Markets shaken by Obama comments

Heading into the close, the FTSE 100 is down 25 points as President Obama injected uncertainty into the markets by warning Russia of additional sanctions. 

Mineral extractors weigh on FTSE

British banks were shaken by President Obama’s message to Vladimir Putin that tougher sanctions could be imposed on Russia. Even though UK banks have less exposure to Russian assets than eurozone banks, they are feeling the pinch as a war of words could lead to frozen assets. 

Mineral extractors are weighing on the FTSE 100 as the liquidity boost that was expected by the Chinese central bank never materialised. China is already too dependent on credit; is reducing the reserve requirement ratio a good idea in the long run? 

We have seen a number of sellers on our grey market for Alibaba. The Chinese ecommerce giant is set to float and IG clients are now indicating it will have a market capitalisation of $230 billion. 

Online food takeaway company Just Eat is set to go public and IG clients are indicating the company will have a market value of £1.3 billion. This compares with the £700-£900 million range the firm hopes to raise from the flotation. 

Dow traders affected by standoff

In the US the Dow Jones is up two points at 16,270, as the standoff between President Obama and Vladimir Putin has forced some traders to the sidelines. The west must be seen to take a hard line with Russia in case Moscow starts to claw back other regions of the former Soviet Union. In reality the sanctions that have already been imposed on Vladimir Putin’s inner circle have had little or no impact. Relations between Moscow and Washington have yet to thaw, and the lack of progress will cap any gains that can be made in equities.
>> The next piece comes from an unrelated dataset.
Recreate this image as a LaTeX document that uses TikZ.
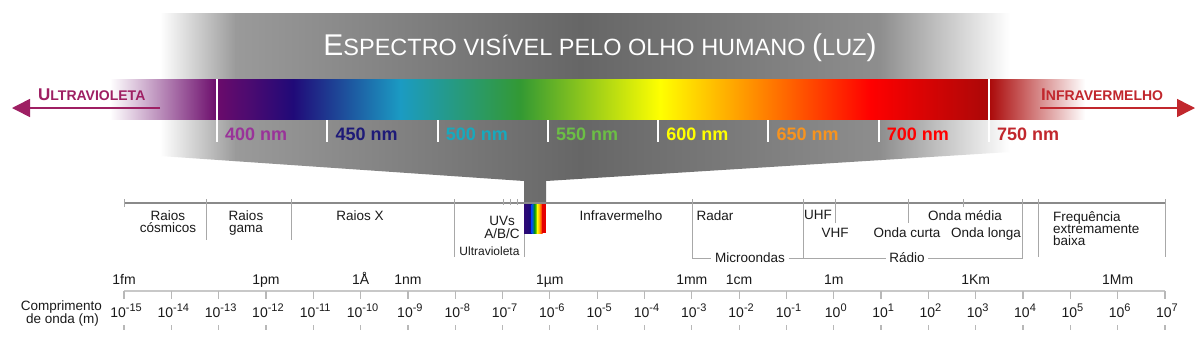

Confidence will not be fully restored until there is a political solution.

Gold could lose more ground

Gold is currently trading below its 200-day moving average; from a technical point of view this is very bearish, and if it doesn’t move above the technical indicator it could lose further ground. 

Retail sales boost sterling

Strong retail sales from the UK have sent sterling higher versus the US dollar, and the jump in retail sales has yet to trickle down to the national inflation level which declined earlier this week.